I remember when I was growing up, it was quite common to hear about communal farming. Where a whole farming village would form a group and take turns to work in each other’s farms. The benefit of this approach was that, once a group of people work on a particular farm, they are able to achieve more. So the work that might take one farmer a week to complete can be completed in a day or two. This means that time, energy and resources are effectively managed and a lot achieved in a shorter time.
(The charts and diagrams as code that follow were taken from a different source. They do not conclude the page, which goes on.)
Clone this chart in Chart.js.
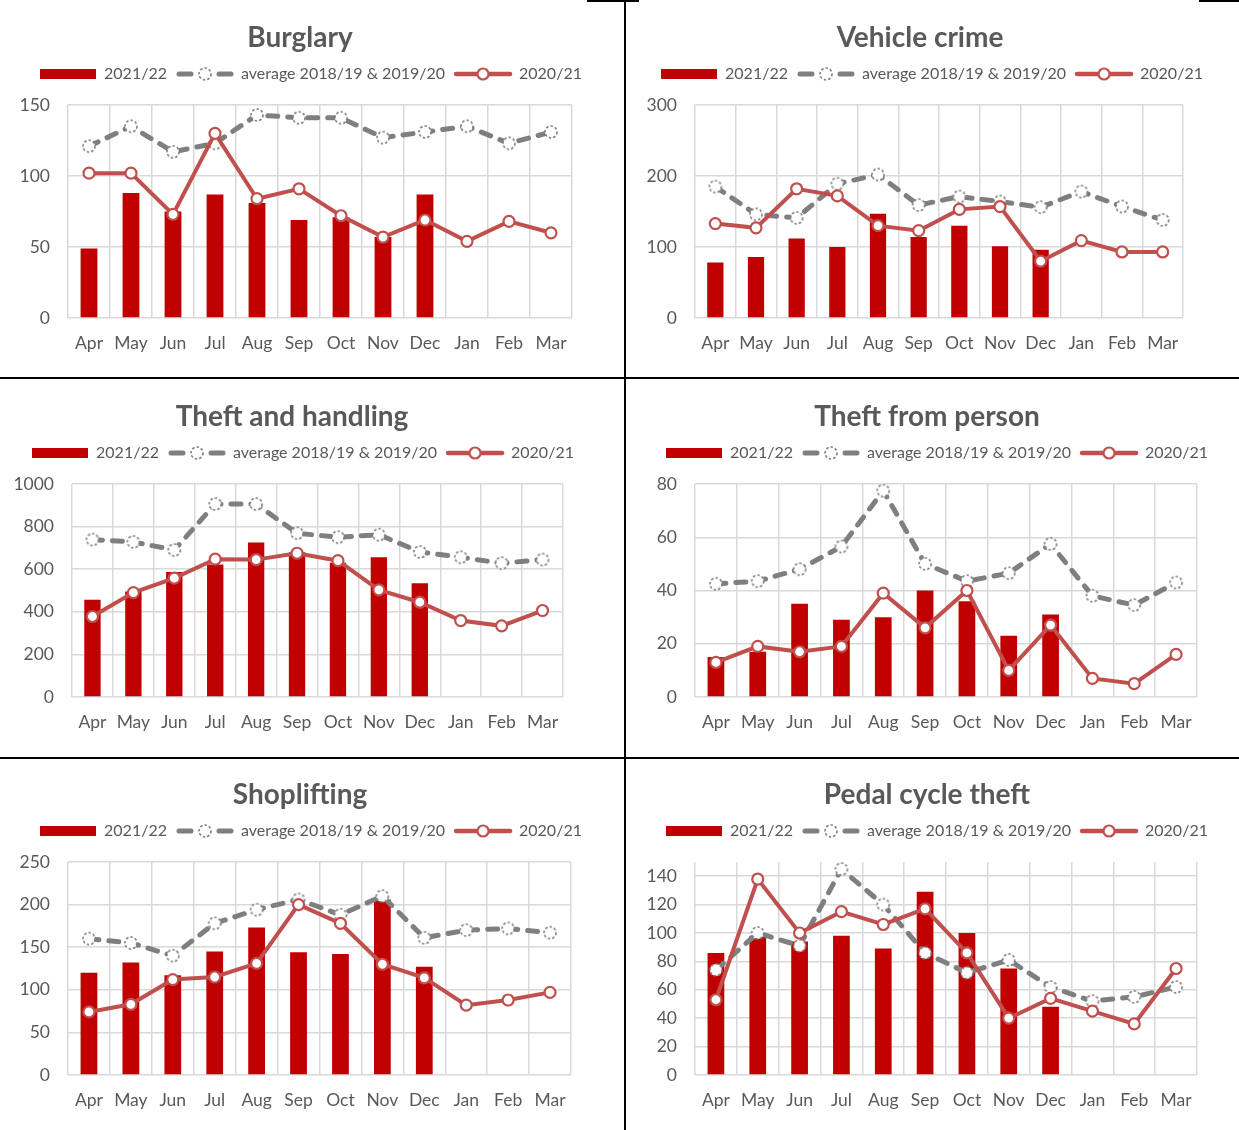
<!DOCTYPE html>
<html>
<head>
<meta charset="utf-8">
<script src="https://cdn.jsdelivr.net/npm/chart.js@4.4.0/dist/chart.umd.min.js"></script>
<style>
  body { margin: 0; background: #fff; }
  #page { position: relative; width: 1239px; height: 1130px; overflow: hidden; background: #fff; }
  .box { position: absolute; height: 358px; }
  .rule { position: absolute; background: #000; }
</style>
</head>
<body>
<div id="page">
  <div class="box" style="left:0;top:0;width:600px"><canvas id="burglary"></canvas></div>
  <div class="box" style="left:634px;top:0;width:572px"><canvas id="vehicle"></canvas></div>
  <div class="box" style="left:0;top:379px;width:584px"><canvas id="theft"></canvas></div>
  <div class="box" style="left:640px;top:379px;width:574px"><canvas id="person"></canvas></div>
  <div class="box" style="left:0;top:757px;width:600px"><canvas id="shop"></canvas></div>
  <div class="box" style="left:640px;top:757px;width:574px"><canvas id="pedal"></canvas></div>

  <div class="rule" style="left:624px;top:0;width:2px;height:1130px"></div>
  <div class="rule" style="left:0;top:377px;width:1239px;height:2px"></div>
  <div class="rule" style="left:0;top:757px;width:1239px;height:2px"></div>
  <div class="rule" style="left:587px;top:0;width:52px;height:2px"></div>
  <div class="rule" style="left:1199px;top:0;width:40px;height:2px"></div>
</div>
<script>
const months = ["Apr", "May", "Jun", "Jul", "Aug", "Sep", "Oct", "Nov", "Dec", "Jan", "Feb", "Mar"];

const burglary21 = [49, 88, 75, 87, 81, 69, 71, 57, 87];
const burglaryAvg = [121, 135, 117, 123, 143, 141, 141, 127, 131, 135, 123, 131];
const burglary20 = [102, 102, 73, 130, 84, 91, 72, 57, 69, 54, 68, 60];

const vehicle21 = [78, 86, 112, 100, 147, 114, 130, 101, 96];
const vehicleAvg = [185, 146, 141, 189, 202, 159, 171, 164, 156, 178, 157, 138];
const vehicle20 = [133, 127, 182, 172, 130, 123, 153, 157, 80, 109, 93, 93];

const theft21 = [456, 495, 587, 622, 725, 680, 630, 656, 534];
const theftAvg = [739, 728, 690, 906, 906, 769, 750, 762, 681, 656, 628, 645];
const theft20 = [378, 490, 558, 647, 645, 675, 640, 503, 445, 359, 334, 406];

const person21 = [15, 17, 35, 29, 30, 40, 36, 23, 31];
const personAvg = [42.5, 43.5, 48, 56.5, 77.5, 50, 43.5, 46.5, 57.5, 38, 34.5, 43];
const person20 = [13, 19, 17, 19, 39, 26, 40, 10, 27, 7, 5, 16];

const shop21 = [120, 132, 117, 145, 173, 144, 142, 206, 127];
const shopAvg = [160, 155, 140, 178, 194, 206, 188, 210, 161, 170, 172, 167];
const shop20 = [74, 83, 112, 115, 131, 200, 178, 130, 114, 82, 88, 97];

const pedal21 = [86, 98, 94, 98, 89, 129, 100, 75, 48];
const pedalAvg = [74, 100, 91, 145, 120, 86, 72, 81, 62, 52, 55, 62];
const pedal20 = [53, 138, 100, 115, 106, 117, 86, 40, 54, 45, 36, 75];

const RED = "#C00000";
const LINE_RED = "#C0504D";
const GREY = "#7F7F7F";
const TEXT = "#595959";

Chart.defaults.font.family = "Lato, 'Open Sans', sans-serif";
Chart.defaults.color = TEXT;

// small canvases used as marker / legend symbols
function makeCanvas(w, h, draw) {
  const c = document.createElement("canvas");
  c.width = w;
  c.height = h;
  draw(c.getContext("2d"));
  return c;
}

const avgMarker = makeCanvas(16, 16, (ctx) => {
  ctx.beginPath();
  ctx.arc(8, 8, 6, 0, Math.PI * 2);
  ctx.fillStyle = "#fff";
  ctx.fill();
  ctx.setLineDash([2.5, 2]);
  ctx.lineWidth = 1.6;
  ctx.strokeStyle = GREY;
  ctx.stroke();
});

const barIcon = makeCanvas(56, 12, (ctx) => {
  ctx.fillStyle = RED;
  ctx.fillRect(0, 1, 56, 10);
});

const avgIcon = makeCanvas(58, 16, (ctx) => {
  ctx.strokeStyle = GREY;
  ctx.lineWidth = 5;
  ctx.lineCap = "round";
  ctx.beginPath();
  ctx.moveTo(3, 8);
  ctx.lineTo(15, 8);
  ctx.moveTo(43, 8);
  ctx.lineTo(55, 8);
  ctx.stroke();
  ctx.drawImage(avgMarker, 21, 0);
});

const prevIcon = makeCanvas(60, 16, (ctx) => {
  ctx.strokeStyle = LINE_RED;
  ctx.lineWidth = 4.5;
  ctx.lineCap = "round";
  ctx.beginPath();
  ctx.moveTo(3, 8);
  ctx.lineTo(57, 8);
  ctx.stroke();
  ctx.beginPath();
  ctx.arc(30, 8, 5.5, 0, Math.PI * 2);
  ctx.fillStyle = "#fff";
  ctx.fill();
  ctx.lineWidth = 2.2;
  ctx.stroke();
});

const legendIcons = [barIcon, avgIcon, prevIcon];

// extra room between legend and plot, and a small sideways nudge of the legend
function legendTweak(shift) {
  return {
    id: "legendTweak",
    beforeInit(chart) {
      const legend = chart.legend;
      const fit = legend.fit;
      legend.fit = function () {
        fit.call(this);
        this.height += 13;
      };
      const draw = legend.draw;
      legend.draw = function () {
        this.ctx.save();
        this.ctx.translate(shift, 0);
        draw.call(this);
        this.ctx.restore();
      };
    },
  };
}

function crimeChart(id, title, bars, avg, prev, yMax, yStep, axisL, axisR, shift) {
  new Chart(document.getElementById(id), {
    type: "bar",
    data: {
      labels: months,
      datasets: [
        {
          label: "2021/22",
          data: bars,
          backgroundColor: RED,
          barPercentage: 0.4,
          categoryPercentage: 1,
          yAxisID: "y",
          order: 3,
        },
        {
          type: "line",
          label: "average 2018/19 & 2019/20",
          data: avg,
          borderColor: GREY,
          borderWidth: 5,
          borderDash: [10, 10],
          borderCapStyle: "round",
          pointStyle: avgMarker,
          pointRadius: 6,
          yAxisID: "y",
          order: 2,
        },
        {
          type: "line",
          label: "2020/21",
          data: prev,
          borderColor: LINE_RED,
          borderWidth: 4,
          pointBackgroundColor: "#fff",
          pointBorderColor: LINE_RED,
          pointBorderWidth: 2.2,
          pointRadius: 5.5,
          yAxisID: "y",
          order: 1,
        },
      ],
    },
    options: {
      responsive: true,
      maintainAspectRatio: false,
      animation: false,
      layout: { padding: 0 },
      plugins: {
        title: {
          display: true,
          text: title,
          color: TEXT,
          font: { size: 28, weight: "bold" },
          padding: { top: 21.2, bottom: 1.2 },
        },
        legend: {
          position: "top",
          labels: {
            usePointStyle: true,
            pointStyleWidth: 56,
            padding: 10,
            color: TEXT,
            font: { size: 16 },
            generateLabels: (chart) =>
              chart.data.datasets.map((ds, i) => ({
                text: ds.label,
                pointStyle: legendIcons[i],
                fontColor: TEXT,
                datasetIndex: i,
                lineWidth: 0,
                hidden: false,
              })),
          },
        },
        tooltip: { enabled: false },
      },
      scales: {
        x: {
          offset: true,
          grid: { color: "#D9D9D9", lineWidth: 1.5, drawTicks: false, offset: true },
          border: { display: false },
          ticks: { color: TEXT, font: { size: 17.5 }, padding: 15, maxRotation: 0, autoSkip: false },
          afterFit: (s) => { s.height = 40; },
        },
        y: {
          min: 0,
          max: yMax,
          grid: { color: "#D9D9D9", lineWidth: 1.5, drawTicks: false },
          border: { display: false },
          ticks: {
            stepSize: yStep,
            color: TEXT,
            font: { size: 17.5 },
            padding: 18,
            includeBounds: false,
            callback: (v) => String(v),
          },
          afterFit: (s) => { s.width = axisL; },
        },
        pad: {
          type: "linear",
          axis: "y",
          position: "right",
          grid: { display: false },
          border: { display: false },
          ticks: { display: false },
          afterFit: (s) => { s.width = axisR; },
        },
      },
    },
    plugins: [legendTweak(shift)],
  });
}

crimeChart("burglary", "Burglary", burglary21, burglaryAvg, burglary20, 150, 50, 68, 28, 11);
crimeChart("vehicle", "Vehicle crime", vehicle21, vehicleAvg, vehicle20, 300, 100, 61, 23, 12);
crimeChart("theft", "Theft and handling", theft21, theftAvg, theft20, 1000, 200, 72, 21, 11);
crimeChart("person", "Theft from person", person21, personAvg, person20, 80, 20, 55, 17, 10);
crimeChart("shop", "Shoplifting", shop21, shopAvg, shop20, 250, 50, 68, 29, 11);
crimeChart("pedal", "Pedal cycle theft", pedal21, pedalAvg, pedal20, 150, 20, 55, 17, 10);
</script>
</body>
</html>
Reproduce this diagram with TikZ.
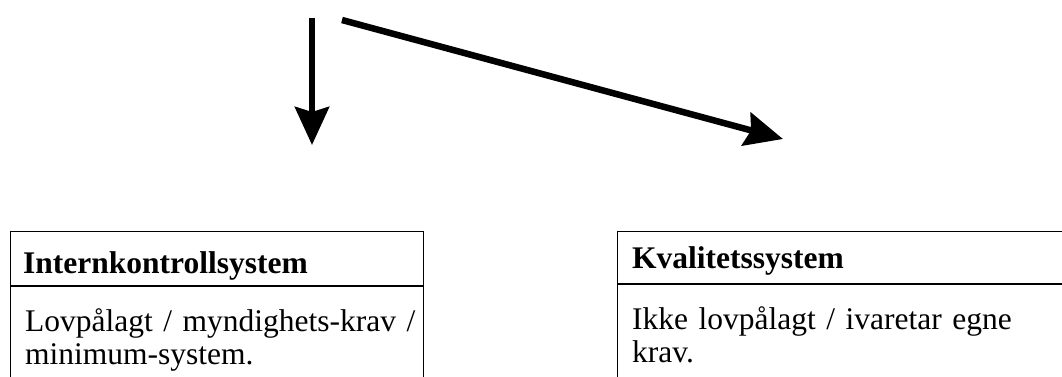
\documentclass[tikz,border=0pt]{standalone}
\usepackage{fontspec}
\setmainfont{Liberation Serif}
\usetikzlibrary{arrows.meta}

\begin{document}
\begin{tikzpicture}[x=1pt,y=1pt,
  boxpart/.style={draw=black, line width=1.2pt, inner sep=0pt, anchor=north west},
  headtext/.style={anchor=base west, inner sep=0pt, font=\fontsize{31.5}{33.5}\selectfont\bfseries},
  bodytext/.style={anchor=base west, inner sep=0pt, align=left, text width=400pt,
    font=\fontsize{31.5}{33.5}\selectfont},
  bigarrow/.style={line width=6.5pt, -{Stealth[length=38pt, width=34pt, inset=5pt]}}
]
\useasboundingbox (0,0) rectangle (1062,376);

% arrow end points
\coordinate (downstart) at (312,358);
\coordinate (downend) at (312,231);
\coordinate (slantstart) at (342,356);
\coordinate (slantend) at (783,237);

\draw[bigarrow] (downstart) -- (downend);
\draw[bigarrow] (slantstart) -- (slantend);

% left box: Internkontrollsystem
\node[boxpart, minimum width=413pt, minimum height=54pt] (ikhead) at (10,145) {};
\node[boxpart, minimum width=413pt, minimum height=91pt] (ikbody) at (ikhead.south west) {};
\node[headtext] (iktitle) at ([xshift=13pt, yshift=-42pt]ikhead.north west) {Internkontrollsystem};
\node[bodytext] (iktext) at ([xshift=15pt, yshift=-45pt]ikbody.north west)
  {Lovpålagt / myndighets-krav /\\minimum-system.};

% right box: Kvalitetssystem
\node[boxpart, minimum width=446pt, minimum height=52pt] (kvhead) at (617,145) {};
\node[boxpart, minimum width=446pt, minimum height=93pt] (kvbody) at (kvhead.south west) {};
\node[headtext] (kvtitle) at ([xshift=15pt, yshift=-37pt]kvhead.north west) {Kvalitetssystem};
\node[bodytext] (kvtext) at ([xshift=15pt, yshift=-45pt]kvbody.north west)
  {Ikke lovpålagt / ivaretar egne\\krav.};
\end{tikzpicture}
\end{document}
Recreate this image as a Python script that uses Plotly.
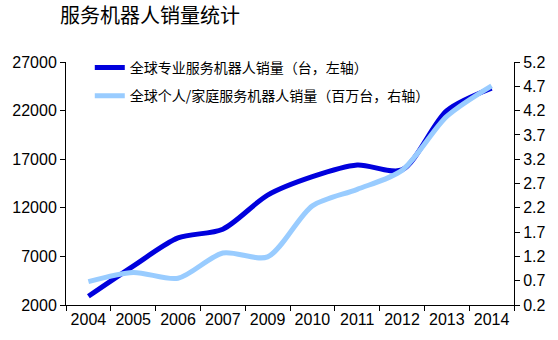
import plotly.graph_objects as go

years = ["2004", "2005", "2006", "2007", "2009", "2010", "2011", "2012", "2013", "2014"]
pro_units = [2900, 6000, 8900, 9800, 13300, 15200, 16400, 15900, 22000, 24300]
personal_mn = [0.68, 0.87, 0.75, 1.27, 1.19, 2.24, 2.58, 2.97, 4.08, 4.71]

name_pro = "全球专业服务机器人销量（台，左轴）"
name_personal = "全球个人/家庭服务机器人销量（百万台，右轴）"

W, H = 558, 340
L, R, T, B = 62, 44, 62, 35

fig = go.Figure()
fig.add_trace(go.Scatter(
    x=years, y=pro_units, name=name_pro, mode="lines",
    line=dict(color="#0000DD", width=5, shape="spline", smoothing=0.8),
    legendgroup="a", yaxis="y"))
fig.add_trace(go.Scatter(
    x=years, y=personal_mn, name=name_personal, mode="lines",
    line=dict(color="#99CCFF", width=5, shape="spline", smoothing=0.8),
    legendgroup="b", yaxis="y2"))

tickfont = dict(family="Liberation Sans, Arial, sans-serif", size=16, color="#000000")

fig.update_layout(
    width=W, height=H,
    margin=dict(l=L, r=R, t=T, b=B, pad=0),
    paper_bgcolor="white", plot_bgcolor="white",
    title=dict(text="服务机器人销量统计",
               font=dict(family="Noto Sans CJK SC", size=20, color="#000000"),
               xref="container", yref="container", x=60 / W, xanchor="left",
               y=1 - 16 / H, yanchor="middle"),
    xaxis=dict(type="category", range=[-0.5, 9.5], showline=True, linecolor="#000000",
               linewidth=1, ticks="outside", tickson="boundaries", ticklen=5,
               tickcolor="#000000", showgrid=False, zeroline=False, tickfont=tickfont),
    yaxis=dict(range=[2000, 27000], dtick=5000, tick0=2000, tickformat="d", showline=True,
               linecolor="#000000", linewidth=1, ticks="outside", ticklen=5,
               tickcolor="#000000", showgrid=False, zeroline=False, tickfont=tickfont),
    yaxis2=dict(range=[0.2, 5.2], dtick=0.5, tick0=0.2, tickformat=".1f",
                overlaying="y", side="right", showline=True, linecolor="#000000",
                linewidth=1, ticks="outside", ticklen=5, tickcolor="#000000",
                showgrid=False, zeroline=False, tickfont=tickfont),
    legend=dict(x=(86 - L) / (W - L - R), y=1 + 10 / (H - T - B), xanchor="left",
                yanchor="top", bgcolor="rgba(0,0,0,0)", tracegroupgap=7,
                font=dict(family="Noto Sans CJK SC", size=14, color="#000000"),
                itemwidth=30),
    showlegend=True,
)

fig.write_html("out.html")
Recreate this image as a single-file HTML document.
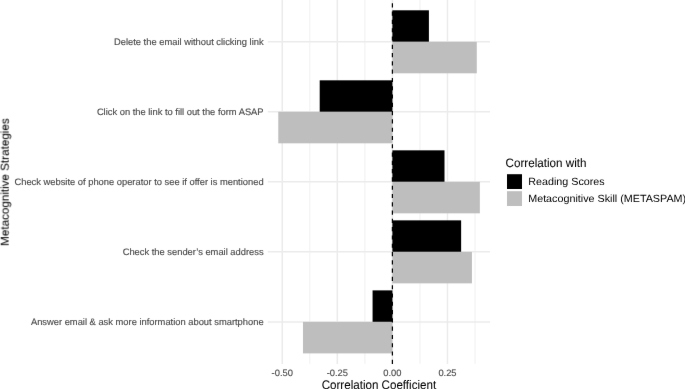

This is something young filmmakers must learn from. It is only wise that we recognize, unless we are united and willing to support each other we are not going to achieve much. Yes, one or two filmmakers will make some headlines, but many more will die away. Making a film by one person is very hard, collaborating is better. African film makers must think communal working, even in America; film makers hold hands and rise. Collaboration is not always about money; it can be a combination of energy and intellectual endeavors; script reading, feedback, sharing of ideas, etc. What I mean is let’s create a community of filmmakers, members of this community can put their film up on the ‘list’ and try to encourage others within the community to help you in your aim. It might be writing, casting, directing, editing, sound or anything else you might need help with. Filmmaking is not an Olympic competition where one person must finish first and another last. We can all hold hands and together cross the finish line. In collective communal filmmaking you will be amazed at the capacity to sustain, and how much power is within each other.
Often times when you are educated badly, you do not understand the collective communal power of art, you really think it’s one person who makes art. Those with whom you choose to collaborate, if you make good choices, can elevate the quality and content of your film to a much higher plane than any one mind could imagine on its own.